Figure 2: Qualitative Comparison on Shape Reconstruction. SPARK outperforms other methods in detail and fidelity, as illustrated in comparisons with OmniPart and PartCrafter.

Figure 3: Qualitative Comparison on URDF Estimation. The framework achieves more accurate URDF parameters compared to baselines, enabling realistic articulated motions.

SPARK's performance is highlighted by its lower Chamfer Distance and higher F-Score in geometric metrics, indicative of its precise reconstruction capabilities. Additionally, the framework effectively reduces AxisErr and PivotErr in URDF estimation, underscoring its accuracy in joint parameter retrieval.

Technical Contributions and Innovations

Several technical contributions distinguish SPARK from prior approaches:

1. VLM Integration: The use of VLMs for initial URDF parameter estimation allows SPARK to leverage semantic understanding for structural parsing, setting a foundation for informed part synthesis.
2. Hierarchical Attention in DiT: By structuring the attention mechanism to accommodate both local part details and overarching global context, SPARK ensures coherent mesh generation that adheres to inferred kinematic structures.
3. Differentiable Joint Optimization: Refining joint parameters through differentiable forward kinematics and rendering ensures that generated objects not only look correct but also function accurately in simulated environments.
4. Generative Texture Modeling: The framework extends its capabilities to texture generation, providing visually realistic models that are ready for immediate use in robotics and simulation applications.

Implications and Future Directions

The implications of this research are significant for fields requiring detailed articulated models, such as robotics and virtual reality. By automating the reconstruction of complex 3D assets from simple images, SPARK can significantly reduce the labor and expertise traditionally required for such tasks.

Figure 4: In-the-wild results displaying SPARK's performance on diverse images, reinforcing its robustness and applicability to real-world scenarios.

Looking forward, the research posits extending SPARK to accommodate more complex kinematic structures, such as multi-degree-of-freedom joints and compound mechanisms, which are prevalent in real-world machinery and devices.

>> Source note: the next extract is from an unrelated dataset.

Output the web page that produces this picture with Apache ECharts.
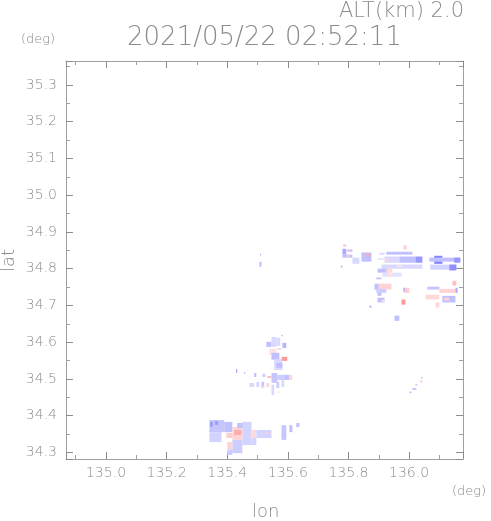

This would further enhance the utility of SPARK in practical engineering and robotics applications.

Conclusion

SPARK represents a significant advancement in the automatic generation of articulated 3D objects from single images. Its integration of VLM priors with powerful generative models and optimization techniques addresses the dual challenges of high-fidelity shape reconstruction and accurate kinematic parameter estimation. This framework positions itself as a formidable tool for developing interactive and embodied AI systems, with potential expansions promising even broader applicability and impact.